Again we see Stephen King pondering the nature of old age, death, and the afterlife in sobering terms. There is a beautiful and haunting allusion in this story where King refers to hanging out in gay clubs in the 1980s as the AIDS epidemic raged as similar to attending the ball in Poe’s Masque of the Red Death.
Tommy
A poem about the death of a hippie as his friends toast and celebrate his life.
I’m no judge of poetry, but this struck all the right emotional chords. Sorrow, remembrance, nostalgia, they were all there.
The Green God of Pain
An uber-wealthy man hires a faith healer to relieve him of the chronic pain afflicting him since a plane crash many years earlier. His physical therapist protests and learns a hard lesson about faith and pain.
King explores another subject with which he has become acquainted in his autumn years: pain. He explores it in a manner more akin to his youth. Great story.
That Bus is Another World
An Alabama ad executive is desperate trying to make it to a pitch at a Madison Ave. ad agency. Every conceivable delay has been thrown in his way. While sitting impatiently in a cab in traffic, he witnesses a horrific event on an adjacent bus.

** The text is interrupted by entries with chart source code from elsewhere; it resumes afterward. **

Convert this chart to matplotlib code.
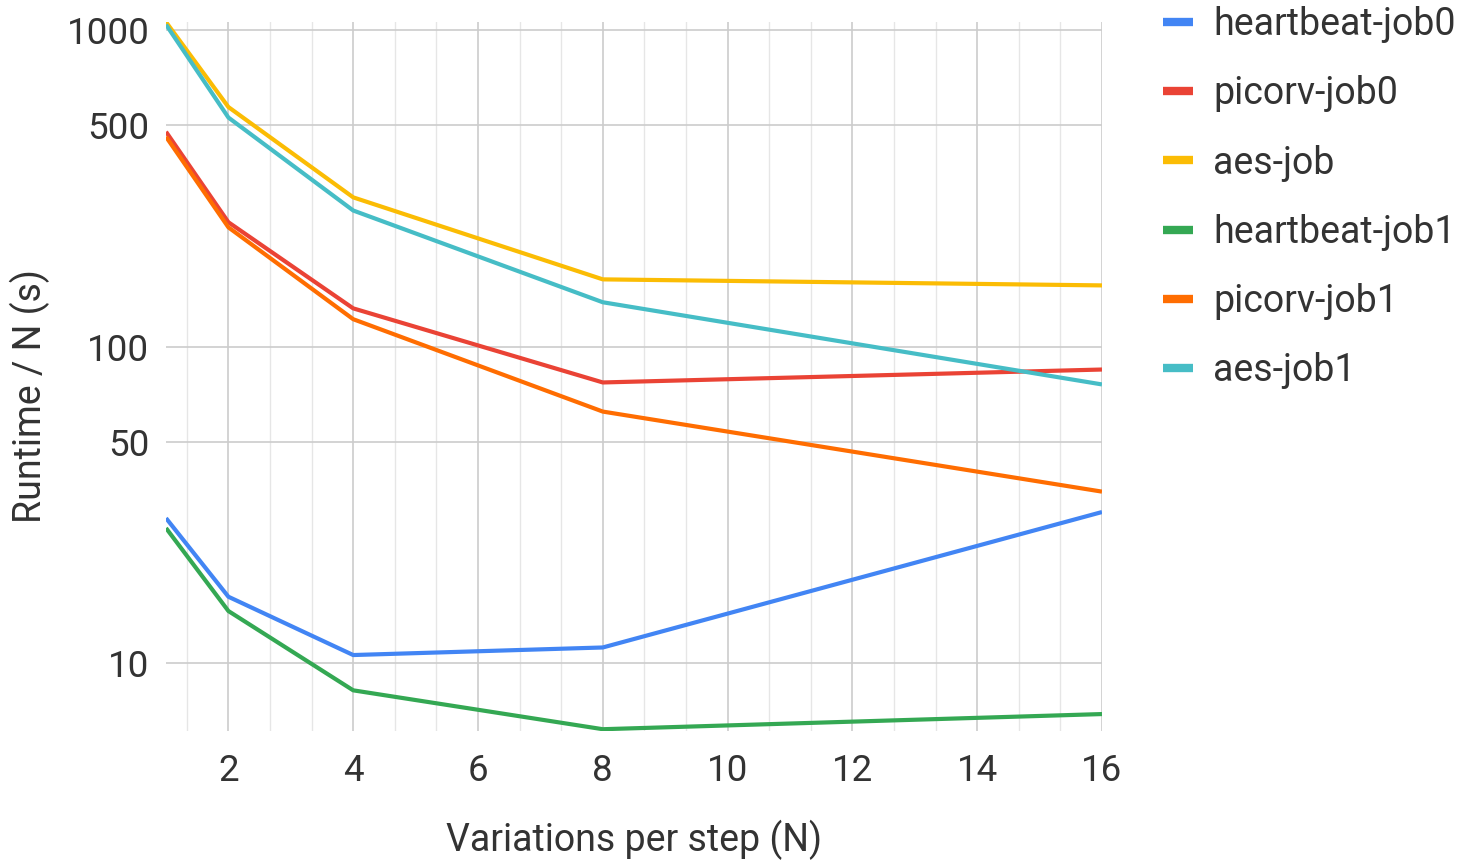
import matplotlib
matplotlib.use("Agg")
import matplotlib.pyplot as plt
from matplotlib.ticker import FixedLocator, MultipleLocator, NullFormatter, NullLocator

plt.rcParams['font.family'] = ['Roboto', 'DejaVu Sans']

# Data
n_values = [1, 2, 4, 8, 16]
series_names = ["heartbeat-job0", "picorv-job0", "aes-job",
                "heartbeat-job1", "picorv-job1", "aes-job1"]
heartbeat_job0 = [28.7, 16.2, 10.6, 11.2, 30.0]
picorv_job0 = [477, 247, 132, 77, 84.6]
aes_job = [1060, 571, 296, 163, 156]
heartbeat_job1 = [26.7, 14.6, 8.2, 6.18, 6.9]
picorv_job1 = [460, 238, 122, 62.3, 34.8]
aes_job1 = [1040, 529, 269, 138, 75.9]
series_values = [heartbeat_job0, picorv_job0, aes_job,
                 heartbeat_job1, picorv_job1, aes_job1]
colors = ["#4285F4", "#EA4335", "#FBBC04", "#34A853", "#FF6D01", "#46BDC6"]

y_ticks = [10, 50, 100, 500, 1000]
y_ticklabels = ["10", "50", "100", "500", "1000"]
x_ticks = [2, 4, 6, 8, 10, 12, 14, 16]

text_color = '#333333'

fig = plt.figure(figsize=(14.62, 8.61), dpi=100)
ax = fig.add_axes([166 / 1462, 1 - 731 / 861, (1102 - 166) / 1462, (731 - 22) / 861])

for name, vals, c in zip(series_names, series_values, colors):
    ax.plot(n_values, vals, color=c, lw=3, label=name,
            solid_joinstyle='round', solid_capstyle='butt', zorder=3)

ax.set_yscale('log')
ax.set_xlim(1, 16)
ax.set_ylim(6.1, 1060)

ax.yaxis.set_major_locator(FixedLocator(y_ticks))
ax.set_yticklabels(y_ticklabels)
ax.yaxis.set_minor_locator(NullLocator())
ax.yaxis.set_minor_formatter(NullFormatter())
ax.xaxis.set_major_locator(FixedLocator(x_ticks))
ax.xaxis.set_minor_locator(MultipleLocator(2 / 3))

ax.grid(True, which='major', axis='both', color='#cccccc', lw=1.2, zorder=0)
ax.grid(True, which='minor', axis='x', color='#e6e6e6', lw=1.0, zorder=0)

for s in ax.spines.values():
    s.set_visible(False)

ax.tick_params(axis='both', which='both', length=0, labelsize=26.5, labelcolor=text_color)
ax.tick_params(axis='x', pad=16)
ax.tick_params(axis='y', pad=12)

ax.set_xlabel("Variations per step (N)", fontsize=27, color=text_color, labelpad=22)
ax.set_ylabel("Runtime / N (s)", fontsize=27, color=text_color)
ax.yaxis.set_label_coords((50 - 166) / 936, (731 - 396) / 709)

leg = ax.legend(loc='upper left', bbox_to_anchor=(1163 / 1462, 1 - 6 / 861),
                bbox_transform=fig.transFigure, frameon=False, fontsize=27,
                handlelength=0.8, handletextpad=0.53, labelspacing=0.86,
                borderaxespad=0, borderpad=0)
for t in leg.get_texts():
    t.set_color(text_color)
for h in leg.get_lines():
    h.set_linewidth(6)
    h.set_solid_capstyle('butt')

fig.savefig("out.png", dpi=100)
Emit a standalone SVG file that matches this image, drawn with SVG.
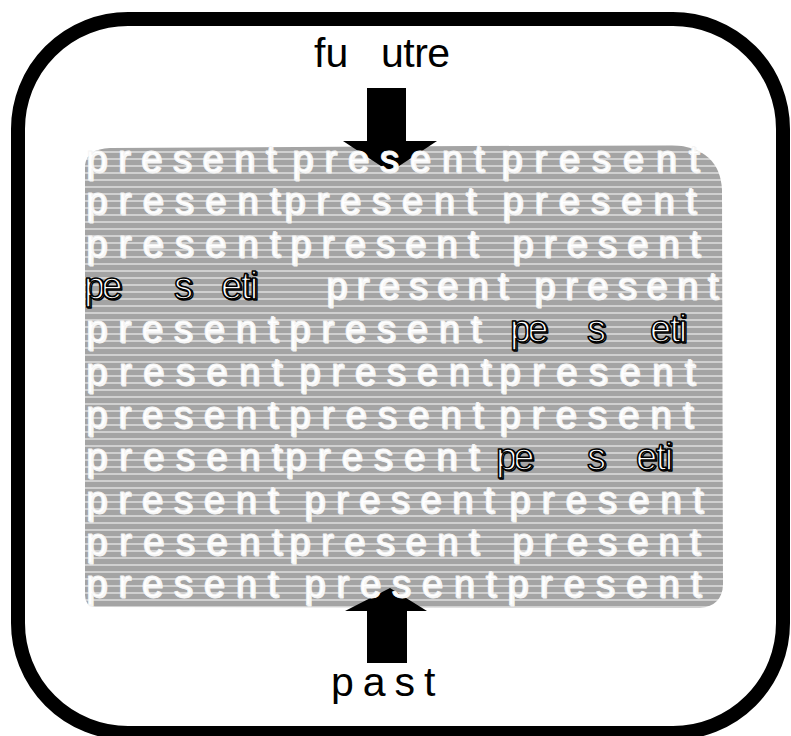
<svg xmlns="http://www.w3.org/2000/svg" xmlns:xlink="http://www.w3.org/1999/xlink" width="791" height="736" viewBox="0 0 791 736">
  <style>
    .lbl { font-family: "Liberation Sans", Arial, sans-serif; font-size: 41px; fill: #000; }
    .pr { font-family: "Liberation Sans", Arial, sans-serif; font-size: 38px; }
    .ol { font-family: "Liberation Sans", Arial, sans-serif; font-size: 38px; fill: #fff; stroke: #000; stroke-width: 1.5; }
    .arrow { fill: #000; }
  </style>
  <defs>
    <pattern id="stripes" width="8" height="7" patternUnits="userSpaceOnUse">
      <rect width="8" height="7" fill="#a4a4a4"/>
      <rect y="4" width="8" height="2" fill="#d0d0d0"/>
    </pattern>
  </defs>
  <rect width="791" height="736" fill="#fff"/>

  <g id="frame">
    <rect x="18" y="19" width="765" height="714" rx="110" ry="110" fill="none" stroke="#000" stroke-width="14"/>
  </g>

  <g id="present-field">
    <path d="M110,148 L672,145 Q720,148 722,190 L723,585 Q722,606 700,608 L95,607 Q85,606 85,595 L85,165 Q87,149 110,148 Z" fill="url(#stripes)"/>
  </g>

  <g id="connectors">
    <polygon class="arrow" points="367,88 406,88 406,141 437,141 390,172 343,141 367,141"/>
    <polygon class="arrow" points="390,588 427,611 407,611 407,663 367,663 367,611 345,611"/>
  </g>

  <use xlink:href="#rows" href="#rows" transform="translate(1.2,1.2)" fill="#3a3a3a" stroke="#3a3a3a" stroke-width="3.4" stroke-linejoin="round"/>
  <g id="rows" fill="#fff" stroke="#f4f4f4" stroke-width="0.8" stroke-linejoin="round">
    <text class="pr" x="86" y="172" textLength="190" lengthAdjust="spacing">present</text>
    <text class="pr" x="292" y="172" textLength="192" lengthAdjust="spacing">present</text>
    <text class="pr" x="501" y="172" textLength="198" lengthAdjust="spacing">present</text>

    <text class="pr" x="86" y="214" textLength="194" lengthAdjust="spacing">present</text>
    <text class="pr" x="284" y="214" textLength="192" lengthAdjust="spacing">present</text>
    <text class="pr" x="502" y="214" textLength="194" lengthAdjust="spacing">present</text>

    <text class="pr" x="86" y="257" textLength="194" lengthAdjust="spacing">present</text>
    <text class="pr" x="290" y="257" textLength="188" lengthAdjust="spacing">present</text>
    <text class="pr" x="512" y="257" textLength="188" lengthAdjust="spacing">present</text>

    <text class="ol" x="84" y="299" letter-spacing="-4">pe</text>
    <text class="ol" x="174" y="299">s</text>
    <text class="ol" x="221" y="299" letter-spacing="-1.5">eti</text>
    <text class="pr" x="326" y="299" textLength="182" lengthAdjust="spacing">present</text>
    <text class="pr" x="534" y="299" textLength="184" lengthAdjust="spacing">present</text>

    <text class="pr" x="86" y="342" textLength="192" lengthAdjust="spacing">present</text>
    <text class="pr" x="289" y="342" textLength="192" lengthAdjust="spacing">present</text>
    <text class="ol" x="510" y="342" letter-spacing="-4">pe</text>
    <text class="ol" x="587" y="342">s</text>
    <text class="ol" x="650" y="342" letter-spacing="-1.5">eti</text>

    <text class="pr" x="86" y="385" textLength="196" lengthAdjust="spacing">present</text>
    <text class="pr" x="299" y="385" textLength="192" lengthAdjust="spacing">present</text>
    <text class="pr" x="499" y="385" textLength="196" lengthAdjust="spacing">present</text>

    <text class="pr" x="86" y="428" textLength="192" lengthAdjust="spacing">present</text>
    <text class="pr" x="289" y="428" textLength="194" lengthAdjust="spacing">present</text>
    <text class="pr" x="499" y="428" textLength="194" lengthAdjust="spacing">present</text>

    <text class="pr" x="86" y="470" textLength="196" lengthAdjust="spacing">present</text>
    <text class="pr" x="285" y="470" textLength="194" lengthAdjust="spacing">present</text>
    <text class="ol" x="496" y="470" letter-spacing="-4">pe</text>
    <text class="ol" x="587" y="470">s</text>
    <text class="ol" x="636" y="470" letter-spacing="-1.5">eti</text>

    <text class="pr" x="86" y="513" textLength="192" lengthAdjust="spacing">present</text>
    <text class="pr" x="304" y="513" textLength="190" lengthAdjust="spacing">present</text>
    <text class="pr" x="509" y="513" textLength="194" lengthAdjust="spacing">present</text>

    <text class="pr" x="86" y="555" textLength="196" lengthAdjust="spacing">present</text>
    <text class="pr" x="289" y="555" textLength="190" lengthAdjust="spacing">present</text>
    <text class="pr" x="512" y="555" textLength="188" lengthAdjust="spacing">present</text>

    <text class="pr" x="86" y="597" textLength="192" lengthAdjust="spacing">present</text>
    <text class="pr" x="304" y="597" textLength="192" lengthAdjust="spacing">present</text>
    <text class="pr" x="507" y="597" textLength="194" lengthAdjust="spacing">present</text>
  </g>

  <g id="future">
    <text class="lbl" x="314" y="67">fu</text>
    <text class="lbl" x="381" y="67" font-size="42" letter-spacing="-0.5">utre</text>
  </g>

  <g id="past">
    <text class="lbl" x="331" y="696" font-size="38" letter-spacing="9">past</text>
  </g>
</svg>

I was on the brink of dismissing this story as literary masturbation until the defining event came out of nowhere. This followed by the moral ambiguity of the main character made this one a real chiller.
Obit
A writer for an online news site finds he is gifted/cursed with the ability to kill people by writing snarky obituaries about them. He starts with his editor. He falls for an attractive coworker who puts his power to use to punish the wicked. He finds power is like heroin.
At first, I was completely willing to dismiss this story as a rehash of Word Processor of the Gods. While the story premise is juvenile (I read a story with the exact same premise in a comic book as a child), the first person narrative was so well constructed and so compelling that I ended up enjoying it a great deal. It takes a great author to take a tired, trite premise and make it work.
Drunken Fireworks
A mother-son pair of local rubes engages in an annual fireworks contest with a wealthy Italian family on the other side of the lake. Every year the fireworks get bigger and bigger until one side finally goes too far with disastrous consequences.
This story was originally published as a stand-alone novella and sold online. I’m glad I did not pay for it. It was dull with a predictable climax. It also recycled the narrative device employed in Dolores Claiborne. Perhaps the worst story in the book.
Summer Thunder
It’s post apocalyptic America and two men are surviving in rural Maine. They go about surviving as more and more of the animals die around them. Finally, both confront the reality that the end has come. Each faces it in their own way.
I am a sucker for the post-apocalypse and this story has just the right amount of despair and hopelessness.